Table 3 shows Python’s keywords (aka, reserved words). Each of these serves a special purpose, so remember that they can’t be used for variable names (Gaddis, 2015).

Table 3. Python keywords¹

`and`	`del`	`from`	`None`	`True`
`as`	`elif`	`global`	`nonlocal`	`try`
`assert`	`else`	`if`	`not`	`while`
`break`	`except`	`import`	`or`	`with`
`class`	`False`	`in`	`pass`	`yield`
`continue`	`finally`	`is`	`raise`
`def`	`for`	`lambda`	`return`

_{^{¹Source: Gaddis, T. (2015). Starting out with python. Boston: Pearson.}}

Operators

Table 4 shows Python’s math, relational and logical operators. These can be used to do various things such as perform math operations, write statements, write Boolean expressions, or create control structures.
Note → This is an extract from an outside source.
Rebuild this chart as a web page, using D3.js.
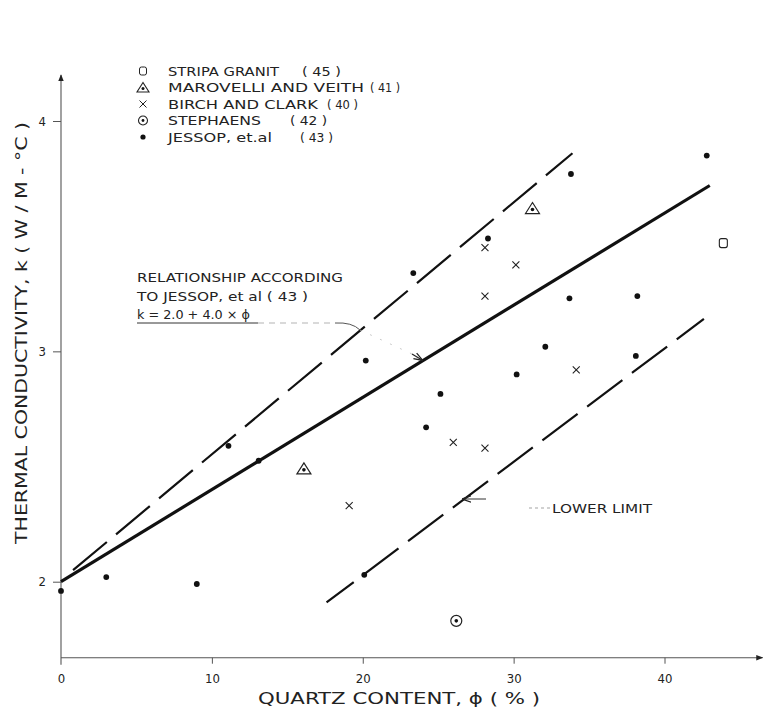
<!DOCTYPE html>
<html>
<head>
<meta charset="utf-8">
<script src="https://cdnjs.cloudflare.com/ajax/libs/d3/7.8.5/d3.min.js"></script>
<style>
  body { margin: 0; background: #fff; }
  svg text { font-family: "DejaVu Sans", sans-serif; fill: #222; }
</style>
</head>
<body>
<svg id="chart" width="764" height="717"></svg>
<script>
// data: [quartz %, k]
var jessop = [[0,1.96],[3,2.02],[9,1.99],[11.1,2.59],[13.1,2.525],[20.1,2.03],[20.2,2.96],
  [23.35,3.34],[24.2,2.67],[25.15,2.815],[28.3,3.49],[30.2,2.90],[32.1,3.02],
  [33.7,3.23],[33.8,3.77],[38.1,2.98],[38.2,3.24],[42.8,3.85]];
var birch = [[19.1,2.33],[26.0,2.605],[28.1,2.58],[28.1,3.24],[28.1,3.45],[30.15,3.375],[34.15,2.92]];
var marovelli = [[16.1,2.49],[31.25,3.62]];
var stephaens = [[26.2,1.83]];
var stripa = [[43.9,3.47]];

var fitLine = [[0,2.0],[43,3.72]];        // k = 2.0 + 4.0 x phi
var upperLimit = [[0.8,2.05],[33.9,3.86]];
var lowerLimit = [[17.6,1.91],[42.8,3.15]];

var xTicks = [0,10,20,30,40];
var yTicks = [2,3,4];
var xMax = 46.5, yMin = 1.67, yMax = 4.2;

var legendNames = ["STRIPA GRANIT","MAROVELLI AND VEITH","BIRCH AND CLARK","STEPHAENS","JESSOP, et.al"];
var legendRefs = ["( 45 )","( 41 )","( 40 )","( 42 )","( 43 )"];

var svg = d3.select("#chart");

var xScale = d3.scaleLinear().domain([0,40]).range([61,664.5]);
var yScale = d3.scaleLinear().domain([2,4]).range([581.7,121]);

var defs = svg.append("defs");
defs.append("marker").attr("id","axArrow").attr("viewBox","0 0 10 10")
  .attr("refX",9).attr("refY",5).attr("markerWidth",7).attr("markerHeight",7)
  .attr("markerUnits","userSpaceOnUse").attr("orient","auto")
  .append("path").attr("d","M0,1 L10,5 L0,9 Z").attr("fill","#222");
defs.append("marker").attr("id","smallArrow").attr("viewBox","0 0 10 10")
  .attr("refX",9).attr("refY",5).attr("markerWidth",9).attr("markerHeight",9)
  .attr("markerUnits","userSpaceOnUse").attr("orient","auto")
  .append("path").attr("d","M0,1.5 L10,5 L0,8.5").attr("fill","none").attr("stroke","#222").attr("stroke-width",1.4);

// axes
var x0 = xScale(0), yBase = yScale(yMin);
svg.append("line").attr("x1",x0).attr("x2",xScale(xMax)).attr("y1",yBase).attr("y2",yBase)
  .attr("stroke","#555").attr("stroke-width",1.1).attr("marker-end","url(#axArrow)");
svg.append("line").attr("x1",x0).attr("x2",x0).attr("y1",yBase+7).attr("y2",yScale(yMax))
  .attr("stroke","#555").attr("stroke-width",1.1).attr("marker-end","url(#axArrow)");

var xAxis = d3.axisBottom(xScale).tickValues(xTicks).tickSize(6).tickPadding(10).tickFormat(d3.format("d"));
var gx = svg.append("g").attr("transform","translate(0,"+yBase+")").call(xAxis);
gx.select(".domain").remove();
gx.selectAll(".tick line").attr("stroke","#555").filter(function(d){return d===0;}).remove();
gx.selectAll(".tick text").attr("font-size",13).attr("fill","#333").style("font-family","'Liberation Sans Narrow','DejaVu Sans Condensed',sans-serif");

var yAxis = d3.axisLeft(yScale).tickValues(yTicks).tickSize(8).tickPadding(7).tickFormat(d3.format("d"));
var gy = svg.append("g").attr("transform","translate("+x0+",0)").call(yAxis);
gy.select(".domain").remove();
gy.selectAll(".tick line").attr("stroke","#555");
gy.selectAll(".tick text").attr("font-size",13).attr("fill","#333").style("font-family","'Liberation Sans Narrow','DejaVu Sans Condensed',sans-serif");

// axis titles
svg.append("text").attr("x",258).attr("y",704).attr("font-size",16)
  .attr("textLength",282).attr("lengthAdjust","spacingAndGlyphs")
  .text("QUARTZ CONTENT,  \u03d5 ( % )");
svg.append("text").attr("transform","translate(27,333) rotate(-90)").attr("text-anchor","middle")
  .attr("font-size",16).attr("textLength",422).attr("lengthAdjust","spacingAndGlyphs")
  .text("THERMAL  CONDUCTIVITY,  k ( W / M - \u00b0C )");

// lines
var line = d3.line().x(function(d){return xScale(d[0]);}).y(function(d){return yScale(d[1]);});
svg.append("path").attr("d",line(upperLimit)).attr("fill","none").attr("stroke","#111")
  .attr("stroke-width",2.2).attr("stroke-dasharray","44,12");
svg.append("path").attr("d",line(lowerLimit)).attr("fill","none").attr("stroke","#111")
  .attr("stroke-width",2.2).attr("stroke-dasharray","34,12,44,12,44,12,44,12,44,12,44,12,44,12,44,12");
svg.append("path").attr("d",line(fitLine)).attr("fill","none").attr("stroke","#111")
  .attr("stroke-width",3.2);

// points
svg.append("g").selectAll("circle").data(jessop).enter().append("circle")
  .attr("cx",function(d){return xScale(d[0]);}).attr("cy",function(d){return yScale(d[1]);})
  .attr("r",2.9).attr("fill","#111");

svg.append("g").selectAll("path").data(birch).enter().append("path")
  .attr("transform",function(d){return "translate("+xScale(d[0])+","+yScale(d[1])+")";})
  .attr("d","M-3.5,-3.5 L3.5,3.5 M-3.5,3.5 L3.5,-3.5").attr("stroke","#222").attr("stroke-width",1.1);

var tri = svg.append("g").selectAll("g").data(marovelli).enter().append("g")
  .attr("transform",function(d){return "translate("+xScale(d[0])+","+yScale(d[1])+")";});
tri.append("path").attr("d","M0,-6 L7,5 L-7,5 Z").attr("fill","none").attr("stroke","#222").attr("stroke-width",1.2);
tri.append("circle").attr("cy",1).attr("r",1.8).attr("fill","#111");

var ste = svg.append("g").selectAll("g").data(stephaens).enter().append("g")
  .attr("transform",function(d){return "translate("+xScale(d[0])+","+yScale(d[1])+")";});
ste.append("circle").attr("r",5.5).attr("fill","none").attr("stroke","#222").attr("stroke-width",1.2);
ste.append("circle").attr("r",1.8).attr("fill","#111");

svg.append("g").selectAll("rect").data(stripa).enter().append("rect")
  .attr("x",function(d){return xScale(d[0])-4;}).attr("y",function(d){return yScale(d[1])-4.5;})
  .attr("width",8).attr("height",9).attr("rx",2).attr("fill","none").attr("stroke","#222").attr("stroke-width",1.1);

// legend
var legTop = 71, legStep = 16.5, symX = 143, txtX = 168;
var nameLen = [111,196,150,93,104];
var refX = [302,370,327,290,300];
var refLen = [39,30,31,37,33];
legendNames.forEach(function(name,i){
  var cy = legTop + i*legStep;
  var g = svg.append("g").attr("transform","translate("+symX+","+cy+")");
  if (i===0) g.append("rect").attr("x",-3.5).attr("y",-4).attr("width",7).attr("height",8).attr("rx",2)
      .attr("fill","none").attr("stroke","#222").attr("stroke-width",1);
  if (i===1) { g.append("path").attr("d","M0,-5 L6,4.5 L-6,4.5 Z").attr("fill","none").attr("stroke","#222").attr("stroke-width",1.1);
      g.append("circle").attr("cy",1).attr("r",1.5).attr("fill","#111"); }
  if (i===2) g.append("path").attr("d","M-3.5,-3.5 L3.5,3.5 M-3.5,3.5 L3.5,-3.5").attr("stroke","#222").attr("stroke-width",1);
  if (i===3) { g.append("circle").attr("r",4.5).attr("fill","none").attr("stroke","#222").attr("stroke-width",1.1);
      g.append("circle").attr("r",1.4).attr("fill","#111"); }
  if (i===4) g.append("circle").attr("r",2.6).attr("fill","#111");
  svg.append("text").attr("x",txtX).attr("y",cy+4.5).attr("font-size",12.5)
    .attr("textLength",nameLen[i]).attr("lengthAdjust","spacingAndGlyphs").text(name);
  svg.append("text").attr("x",refX[i]).attr("y",cy+4.5).attr("font-size",12.5)
    .attr("textLength",refLen[i]).attr("lengthAdjust","spacingAndGlyphs").text(legendRefs[i]);
});

// relationship annotation
svg.append("text").attr("x",137).attr("y",282).attr("font-size",13)
  .attr("textLength",206).attr("lengthAdjust","spacingAndGlyphs").text("RELATIONSHIP  ACCORDING");
svg.append("text").attr("x",137).attr("y",301).attr("font-size",13)
  .attr("textLength",171).attr("lengthAdjust","spacingAndGlyphs").text("TO  JESSOP, et al  ( 43 )");
svg.append("text").attr("x",137).attr("y",319).attr("font-size",13)
  .attr("textLength",113).attr("lengthAdjust","spacingAndGlyphs").text("k  =  2.0 + 4.0 \u00d7 \u03d5");
svg.append("line").attr("x1",137).attr("x2",258).attr("y1",323).attr("y2",323).attr("stroke","#333").attr("stroke-width",1);
svg.append("path").attr("d","M258,323 H335").attr("stroke","#aaa").attr("stroke-width",0.9)
  .attr("stroke-dasharray","6,5").attr("fill","none");
svg.append("path").attr("d","M335,323 Q352,322 360,330").attr("stroke","#555").attr("stroke-width",1).attr("fill","none");
svg.append("path").attr("d","M360,330 L412,354").attr("stroke","#bbb").attr("stroke-width",0.8)
  .attr("stroke-dasharray","2,9").attr("fill","none");
svg.append("path").attr("d","M412,354 L422,360").attr("stroke","#222").attr("stroke-width",1.2)
  .attr("fill","none").attr("marker-end","url(#smallArrow)");

// lower limit annotation
svg.append("path").attr("d","M486,499 H463").attr("stroke","#333").attr("stroke-width",1)
  .attr("fill","none").attr("marker-end","url(#smallArrow)");
svg.append("path").attr("d","M529,508 H551").attr("stroke","#999").attr("stroke-width",0.9)
  .attr("stroke-dasharray","3,3").attr("fill","none");
svg.append("text").attr("x",552).attr("y",513).attr("font-size",12.5)
  .attr("textLength",100).attr("lengthAdjust","spacingAndGlyphs").text("LOWER  LIMIT");
</script>
</body>
</html>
Table 4. Python operators¹

Operator	Name/Description	Type
`+`	Additon	Math
`-`	Subtraction	Math
`*`	Multiplication	Math
`/`	Division	Math
`//`	Integer division, returns a whole number quotient. Either drops the fractional part if the quotient is positive or rounds away from zero if the quotient is negative.	Math
`%`	Modulus, divides two numbers but only returns the remainder of the quotient.	Math
`**`	Exponent	Math
`>`	Greater than	Relational
`>=`	Greater than or equal to	Relational
`<`	Less than	Relational
`<=`	Less than or equal to	Relational
`==`	Equal to, returns true if the operands to its left and right are equal to each other. Otherwise, it returns false.	Relational
`!=`	Not equal, returns true if the operands to its left and right are not equal to each other. Otherwise, it returns false.	Relational
`and`	Returns true if the Boolean expressions to its left and right are both true. Otherwise, it returns false.	Logical
`or`	Returns true if at least one of the Boolean expressions to its left and right is true. If neither is true, it returns false.	Logical
`not`	Only evaluates one Boolean expression to its right for its opposite truth. Returns true if the expression is false. Returns false if the expression is true.	Logical

_{^{¹Source: Gaddis, T. (2015). Starting out with python. Boston: Pearson.}}

Math operator precedence

The order of operations in Python is similar to that which you probably learned in math class, except that some operations are grouped into tiers. The following list shows the order in which math operations are performed in Python (Gaddis, 2015):

Anything in parenthesis is done first.
- ()
Then exponents are performed.
- **
Then multiplication, remainder and division operators are performed as they appear from left to right in the statement.
- * / // %
Finally, addition and subtraction are performed as they appear from left to right in the statement.
- + -

Modifying lists

Table 5 shows some methods and functions that can be used to modify lists. The table’s examples work with the following list:

my_list = [11, 12, 3, 4, 5]

Table 5. Methods and functions for modifying lists¹

Method or Function	Result	Description
_{my_list.append(10)}	^{_{[11, 12, 3, 4, 5, 10]}}	_{This method appends an item to the list’s end.}
_{my_list.insert(2, 10)}	^{_{[11, 12, 10, 3, 4, 5]}}	_{This method inserts an item (the second argument) into a specific index (indicated by the first argument).}
_{my_list.remove(5)}	^{_{[11, 12, 3, 4]}}	_{This method looks for an item and removes it from the list.}
_{my_list.index(3)}	^₂	_{This method returns the index where an item is found in the list.}
_{my_list.sort()}	^_None	_{Nothing is returned, but the list is sorted in ascending order.}
_{my_list.reverse()}	^_None	_{Nothing is returned, but the list is sorted in descending order.}
_{del my_list[1]}	^{_{[11, 3, 4, 5]}}	_{This function deletes an item from a specific index in the list.}
_{min(my_list)}	^₃	_{Returns the largest value from the list.}
_{max(my_list)}	^₁₂	_{Returns the smallest value from the list.}

_{^{¹Source: Gaddis, T. (2015). Starting out with python. Boston: Pearson.}}

Number formatting

You can format floating-point numbers, integers, numbers in scientific notation, and percentages by using the built-in format() function. The format() function accepts two arguments: a number and a notation (within quotes) which specifies how to format the number. Table 6 shows some examples of how this function works.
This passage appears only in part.